Take the material below and retype it in full; pictures are left out.
=-=-=
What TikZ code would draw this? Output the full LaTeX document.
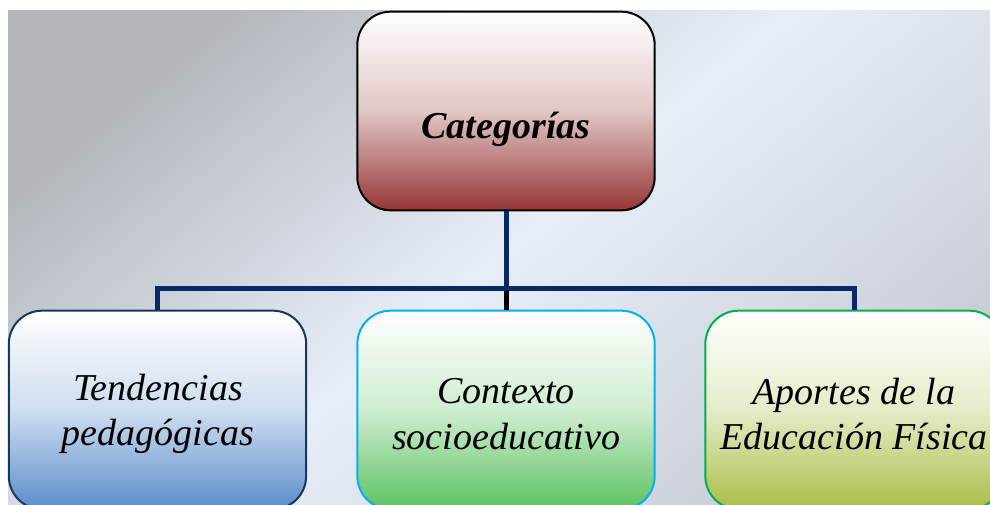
\documentclass[tikz,border=0pt]{standalone}
\usepackage{fontspec}
\setmainfont{Liberation Serif}
\definecolor{bgA}{HTML}{B4B8BD}
\definecolor{bgB}{HTML}{E8EEF8}
\definecolor{bgC}{HTML}{C9CED6}
\definecolor{navyln}{HTML}{0A2766}
\definecolor{redC}{HTML}{943634}
\definecolor{blueC}{HTML}{5B8DCB}
\definecolor{blueB}{HTML}{17375E}
\definecolor{greenC}{HTML}{5DC363}
\definecolor{cyanB}{HTML}{00B0F0}
\definecolor{oliveC}{HTML}{A8BE48}
\definecolor{greenB}{HTML}{00B050}
\begin{document}
\begin{tikzpicture}[x=0.75pt,y=-0.75pt,
  box/.style={rounded corners=25pt, minimum width=223pt, minimum height=149pt, line width=1.5pt, inner sep=0pt},
  lbl/.style={font=\fontsize{28.5}{34}\selectfont\itshape, align=center},
  conn/.style={draw=navyln, line width=3.75pt},
  connb/.style={draw=black, line width=3.75pt}]
\useasboundingbox (0,0) rectangle (990,504);
\clip (0,0) rectangle (990,504);
\fill[white] (0,0) rectangle (990,504);
\shade[top color=bgA, bottom color=bgC, middle color=bgB, shading angle=40] (8,10) rectangle (990,504);
% top box
\node[box, draw=black, top color=white, bottom color=redC, middle color=redC!28!white] (top) at (506,111) {};
\node[lbl, font=\fontsize{28.5}{34}\selectfont\bfseries\itshape] (ttop) at (506,129) {Categorías};
% bottom boxes
\node[box, draw=blueB, top color=white, bottom color=blueC, middle color=blueC!30!white] (b1) at (157.5,410) {};
\node[box, draw=cyanB, top color=white, bottom color=greenC, middle color=greenC!30!white] (b2) at (506,410) {};
\node[box, draw=greenB, top color=white, bottom color=oliveC, middle color=oliveC!30!white] (b3) at (854,410) {};
\node[lbl] (t1) at (158,414) {Tendencias\\pedagógicas};
\node[lbl] (t2) at (506,414) {Contexto\\socioeducativo};
\node[lbl] (t3) at (854,414) {Aportes de la\\Educación Física};
% connectors
\coordinate (bar) at (506,288);
\draw[connb] (bar) -- (b2.north);
\draw[conn] (top.south) -- (bar);
\draw[conn] (b1.north) -- (b1.north |- bar) -- (b3.north |- bar) -- (b3.north);
\end{tikzpicture}
\end{document}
=-=-=
## SOLUTION BELOW
What TikZ code would draw this? Output the full LaTeX document.
\documentclass[tikz,border=0pt]{standalone}
\usepackage{fontspec}
\setmainfont{Liberation Serif}
\definecolor{bgA}{HTML}{B4B8BD}
\definecolor{bgB}{HTML}{E8EEF8}
\definecolor{bgC}{HTML}{C9CED6}
\definecolor{navyln}{HTML}{0A2766}
\definecolor{redC}{HTML}{943634}
\definecolor{blueC}{HTML}{5B8DCB}
\definecolor{blueB}{HTML}{17375E}
\definecolor{greenC}{HTML}{5DC363}
\definecolor{cyanB}{HTML}{00B0F0}
\definecolor{oliveC}{HTML}{A8BE48}
\definecolor{greenB}{HTML}{00B050}
\begin{document}
\begin{tikzpicture}[x=0.75pt,y=-0.75pt,
  box/.style={rounded corners=25pt, minimum width=223pt, minimum height=149pt, line width=1.5pt, inner sep=0pt},
  lbl/.style={font=\fontsize{28.5}{34}\selectfont\itshape, align=center},
  conn/.style={draw=navyln, line width=3.75pt},
  connb/.style={draw=black, line width=3.75pt}]
\useasboundingbox (0,0) rectangle (990,504);
\clip (0,0) rectangle (990,504);
\fill[white] (0,0) rectangle (990,504);
\shade[top color=bgA, bottom color=bgC, middle color=bgB, shading angle=40] (8,10) rectangle (990,504);
% top box
\node[box, draw=black, top color=white, bottom color=redC, middle color=redC!28!white] (top) at (506,111) {};
\node[lbl, font=\fontsize{28.5}{34}\selectfont\bfseries\itshape] (ttop) at (506,129) {Categorías};
% bottom boxes
\node[box, draw=blueB, top color=white, bottom color=blueC, middle color=blueC!30!white] (b1) at (157.5,410) {};
\node[box, draw=cyanB, top color=white, bottom color=greenC, middle color=greenC!30!white] (b2) at (506,410) {};
\node[box, draw=greenB, top color=white, bottom color=oliveC, middle color=oliveC!30!white] (b3) at (854,410) {};
\node[lbl] (t1) at (158,414) {Tendencias\\pedagógicas};
\node[lbl] (t2) at (506,414) {Contexto\\socioeducativo};
\node[lbl] (t3) at (854,414) {Aportes de la\\Educación Física};
% connectors
\coordinate (bar) at (506,288);
\draw[connb] (bar) -- (b2.north);
\draw[conn] (top.south) -- (bar);
\draw[conn] (b1.north) -- (b1.north |- bar) -- (b3.north |- bar) -- (b3.north);
\end{tikzpicture}
\end{document}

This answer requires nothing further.